___ STORED DATA ___

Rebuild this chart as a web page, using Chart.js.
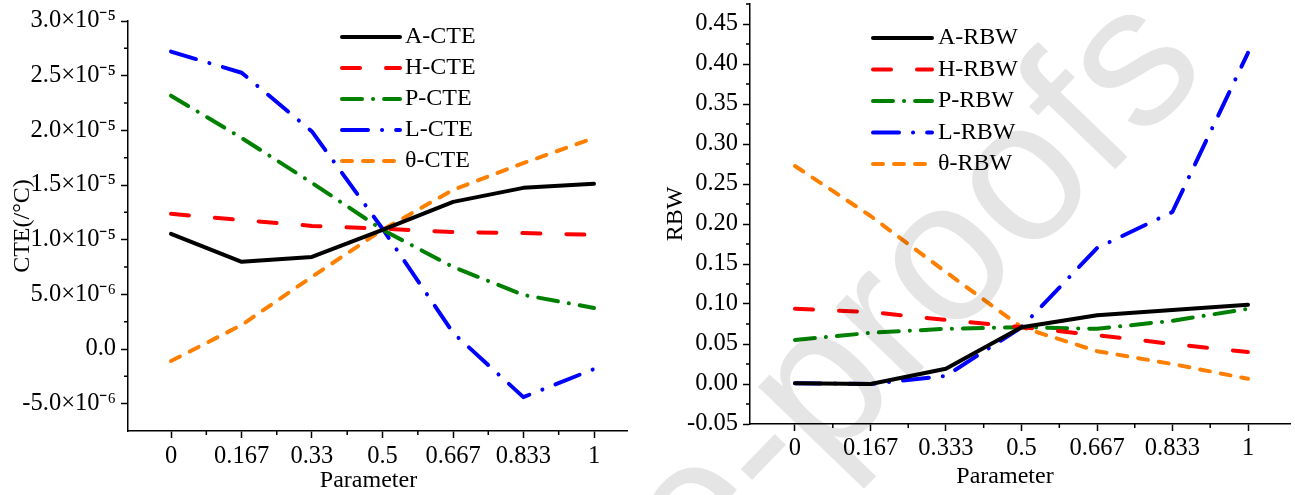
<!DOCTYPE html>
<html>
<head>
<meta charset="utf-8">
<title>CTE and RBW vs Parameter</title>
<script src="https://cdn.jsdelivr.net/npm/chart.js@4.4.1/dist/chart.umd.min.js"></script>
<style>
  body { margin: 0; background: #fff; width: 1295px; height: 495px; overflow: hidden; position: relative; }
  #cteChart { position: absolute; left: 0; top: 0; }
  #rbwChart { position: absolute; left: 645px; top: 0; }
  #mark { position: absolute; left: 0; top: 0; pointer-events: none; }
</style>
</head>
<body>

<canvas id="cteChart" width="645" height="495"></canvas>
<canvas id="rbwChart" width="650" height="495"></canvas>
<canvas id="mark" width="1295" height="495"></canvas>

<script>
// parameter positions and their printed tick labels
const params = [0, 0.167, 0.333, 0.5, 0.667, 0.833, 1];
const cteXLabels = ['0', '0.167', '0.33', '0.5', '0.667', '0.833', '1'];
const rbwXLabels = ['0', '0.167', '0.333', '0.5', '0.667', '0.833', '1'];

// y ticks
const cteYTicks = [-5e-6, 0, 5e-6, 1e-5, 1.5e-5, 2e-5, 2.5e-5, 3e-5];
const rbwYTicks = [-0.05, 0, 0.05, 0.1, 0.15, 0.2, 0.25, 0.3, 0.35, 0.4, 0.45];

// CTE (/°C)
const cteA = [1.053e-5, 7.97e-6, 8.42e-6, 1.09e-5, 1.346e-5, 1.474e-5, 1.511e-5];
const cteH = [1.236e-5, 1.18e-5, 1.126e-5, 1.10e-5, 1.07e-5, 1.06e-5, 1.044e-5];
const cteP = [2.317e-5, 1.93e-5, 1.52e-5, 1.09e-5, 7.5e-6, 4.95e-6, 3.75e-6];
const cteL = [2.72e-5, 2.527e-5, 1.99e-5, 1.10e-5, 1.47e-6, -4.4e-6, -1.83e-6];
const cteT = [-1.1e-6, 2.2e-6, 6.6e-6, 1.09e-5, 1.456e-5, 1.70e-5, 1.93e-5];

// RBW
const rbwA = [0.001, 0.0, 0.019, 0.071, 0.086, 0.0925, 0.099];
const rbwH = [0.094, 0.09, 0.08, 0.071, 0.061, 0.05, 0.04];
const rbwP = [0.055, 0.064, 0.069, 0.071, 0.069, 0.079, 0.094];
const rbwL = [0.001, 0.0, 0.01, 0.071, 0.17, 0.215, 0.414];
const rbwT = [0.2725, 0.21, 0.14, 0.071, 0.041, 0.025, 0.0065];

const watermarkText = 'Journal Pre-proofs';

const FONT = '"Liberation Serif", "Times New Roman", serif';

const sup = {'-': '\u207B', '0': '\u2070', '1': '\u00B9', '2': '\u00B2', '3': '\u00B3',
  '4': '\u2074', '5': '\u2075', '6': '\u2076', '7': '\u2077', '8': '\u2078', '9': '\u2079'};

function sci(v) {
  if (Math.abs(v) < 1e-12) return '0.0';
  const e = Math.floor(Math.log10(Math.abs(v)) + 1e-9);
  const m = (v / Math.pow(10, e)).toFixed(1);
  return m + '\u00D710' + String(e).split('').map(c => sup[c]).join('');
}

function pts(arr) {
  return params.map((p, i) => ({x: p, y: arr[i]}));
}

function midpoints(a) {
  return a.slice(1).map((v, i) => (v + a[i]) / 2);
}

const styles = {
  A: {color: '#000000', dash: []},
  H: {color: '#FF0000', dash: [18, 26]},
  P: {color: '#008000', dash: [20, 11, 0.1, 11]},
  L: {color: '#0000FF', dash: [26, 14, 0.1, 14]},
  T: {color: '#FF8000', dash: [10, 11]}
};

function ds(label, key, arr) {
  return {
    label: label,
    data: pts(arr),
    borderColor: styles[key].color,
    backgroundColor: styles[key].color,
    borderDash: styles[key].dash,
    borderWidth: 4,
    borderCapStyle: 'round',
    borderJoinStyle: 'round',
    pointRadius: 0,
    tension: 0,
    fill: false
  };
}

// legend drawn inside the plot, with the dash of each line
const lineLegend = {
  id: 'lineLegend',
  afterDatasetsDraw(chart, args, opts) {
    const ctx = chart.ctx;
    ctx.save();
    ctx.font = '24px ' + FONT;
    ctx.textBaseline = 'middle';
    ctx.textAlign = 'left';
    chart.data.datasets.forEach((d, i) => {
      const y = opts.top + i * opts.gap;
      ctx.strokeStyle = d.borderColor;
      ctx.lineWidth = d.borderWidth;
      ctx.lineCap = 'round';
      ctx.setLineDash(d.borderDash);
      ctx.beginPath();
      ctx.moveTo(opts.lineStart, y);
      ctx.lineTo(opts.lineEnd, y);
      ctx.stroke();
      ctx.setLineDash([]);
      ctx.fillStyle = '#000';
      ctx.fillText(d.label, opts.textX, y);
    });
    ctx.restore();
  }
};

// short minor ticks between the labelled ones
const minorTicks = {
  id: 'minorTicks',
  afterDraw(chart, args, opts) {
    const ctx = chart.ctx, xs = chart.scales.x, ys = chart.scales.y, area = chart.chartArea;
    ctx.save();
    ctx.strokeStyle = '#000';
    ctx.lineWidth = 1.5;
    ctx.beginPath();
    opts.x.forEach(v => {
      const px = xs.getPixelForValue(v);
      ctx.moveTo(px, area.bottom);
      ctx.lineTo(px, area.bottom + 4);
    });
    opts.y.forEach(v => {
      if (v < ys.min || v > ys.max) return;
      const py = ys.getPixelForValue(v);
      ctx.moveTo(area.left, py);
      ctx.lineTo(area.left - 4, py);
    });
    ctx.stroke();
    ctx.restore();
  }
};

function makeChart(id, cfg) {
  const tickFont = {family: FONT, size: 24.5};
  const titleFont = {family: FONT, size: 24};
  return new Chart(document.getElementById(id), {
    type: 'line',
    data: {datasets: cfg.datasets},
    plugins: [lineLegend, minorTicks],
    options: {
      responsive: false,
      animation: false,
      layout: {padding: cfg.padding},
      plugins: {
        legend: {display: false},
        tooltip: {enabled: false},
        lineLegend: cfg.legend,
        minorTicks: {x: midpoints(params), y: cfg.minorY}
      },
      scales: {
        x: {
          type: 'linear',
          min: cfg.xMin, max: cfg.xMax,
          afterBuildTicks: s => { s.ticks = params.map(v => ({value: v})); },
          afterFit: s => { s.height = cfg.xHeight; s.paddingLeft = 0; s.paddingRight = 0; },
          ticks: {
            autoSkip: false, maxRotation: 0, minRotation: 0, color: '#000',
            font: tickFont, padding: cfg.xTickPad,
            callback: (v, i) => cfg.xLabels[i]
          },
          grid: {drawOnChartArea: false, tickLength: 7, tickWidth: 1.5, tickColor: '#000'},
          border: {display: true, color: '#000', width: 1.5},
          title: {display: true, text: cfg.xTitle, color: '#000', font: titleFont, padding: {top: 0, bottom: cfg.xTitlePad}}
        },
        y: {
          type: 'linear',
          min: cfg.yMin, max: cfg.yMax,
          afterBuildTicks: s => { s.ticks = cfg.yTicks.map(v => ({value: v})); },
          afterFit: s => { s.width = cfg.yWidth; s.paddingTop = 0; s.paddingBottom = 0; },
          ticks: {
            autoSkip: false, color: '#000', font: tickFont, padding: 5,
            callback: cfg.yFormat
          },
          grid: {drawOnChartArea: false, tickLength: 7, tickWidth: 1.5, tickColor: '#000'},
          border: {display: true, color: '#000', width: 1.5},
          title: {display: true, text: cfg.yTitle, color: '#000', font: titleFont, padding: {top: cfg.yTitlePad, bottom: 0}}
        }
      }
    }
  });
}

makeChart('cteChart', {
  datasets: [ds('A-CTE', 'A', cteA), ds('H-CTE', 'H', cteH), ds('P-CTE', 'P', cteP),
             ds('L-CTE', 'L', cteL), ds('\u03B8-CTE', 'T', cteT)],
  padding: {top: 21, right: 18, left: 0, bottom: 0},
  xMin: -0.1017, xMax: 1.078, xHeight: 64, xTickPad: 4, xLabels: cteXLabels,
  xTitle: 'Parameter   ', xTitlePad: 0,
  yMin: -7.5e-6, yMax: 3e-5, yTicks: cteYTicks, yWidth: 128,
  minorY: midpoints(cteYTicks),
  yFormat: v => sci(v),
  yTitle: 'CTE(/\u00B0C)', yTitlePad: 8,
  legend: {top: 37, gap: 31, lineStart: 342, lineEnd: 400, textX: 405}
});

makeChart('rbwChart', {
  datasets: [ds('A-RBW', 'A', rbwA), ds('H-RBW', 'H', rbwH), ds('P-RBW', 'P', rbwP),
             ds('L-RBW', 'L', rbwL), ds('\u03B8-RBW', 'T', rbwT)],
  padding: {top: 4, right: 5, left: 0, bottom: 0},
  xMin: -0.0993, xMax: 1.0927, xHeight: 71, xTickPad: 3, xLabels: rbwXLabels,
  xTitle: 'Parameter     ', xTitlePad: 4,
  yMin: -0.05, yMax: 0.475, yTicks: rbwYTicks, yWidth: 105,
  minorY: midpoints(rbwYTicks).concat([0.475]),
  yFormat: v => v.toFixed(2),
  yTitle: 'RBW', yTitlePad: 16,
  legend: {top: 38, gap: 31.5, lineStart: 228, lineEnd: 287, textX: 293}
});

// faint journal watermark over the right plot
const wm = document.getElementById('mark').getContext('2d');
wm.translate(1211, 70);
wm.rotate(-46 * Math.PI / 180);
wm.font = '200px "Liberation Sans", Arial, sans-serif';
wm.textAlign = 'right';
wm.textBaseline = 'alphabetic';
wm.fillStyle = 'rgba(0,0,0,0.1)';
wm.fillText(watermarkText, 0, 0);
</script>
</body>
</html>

___

TASK DIRECTIONS → Go from the first line of the data above to the line containing "0.35, 0.4, 0.45];" and retype exactly those lines, both included, but none of the pictures.

ANSWER IN FULL →
Rebuild this chart as a web page, using Chart.js.
<!DOCTYPE html>
<html>
<head>
<meta charset="utf-8">
<title>CTE and RBW vs Parameter</title>
<script src="https://cdn.jsdelivr.net/npm/chart.js@4.4.1/dist/chart.umd.min.js"></script>
<style>
  body { margin: 0; background: #fff; width: 1295px; height: 495px; overflow: hidden; position: relative; }
  #cteChart { position: absolute; left: 0; top: 0; }
  #rbwChart { position: absolute; left: 645px; top: 0; }
  #mark { position: absolute; left: 0; top: 0; pointer-events: none; }
</style>
</head>
<body>

<canvas id="cteChart" width="645" height="495"></canvas>
<canvas id="rbwChart" width="650" height="495"></canvas>
<canvas id="mark" width="1295" height="495"></canvas>

<script>
// parameter positions and their printed tick labels
const params = [0, 0.167, 0.333, 0.5, 0.667, 0.833, 1];
const cteXLabels = ['0', '0.167', '0.33', '0.5', '0.667', '0.833', '1'];
const rbwXLabels = ['0', '0.167', '0.333', '0.5', '0.667', '0.833', '1'];

// y ticks
const cteYTicks = [-5e-6, 0, 5e-6, 1e-5, 1.5e-5, 2e-5, 2.5e-5, 3e-5];
const rbwYTicks = [-0.05, 0, 0.05, 0.1, 0.15, 0.2, 0.25, 0.3, 0.35, 0.4, 0.45];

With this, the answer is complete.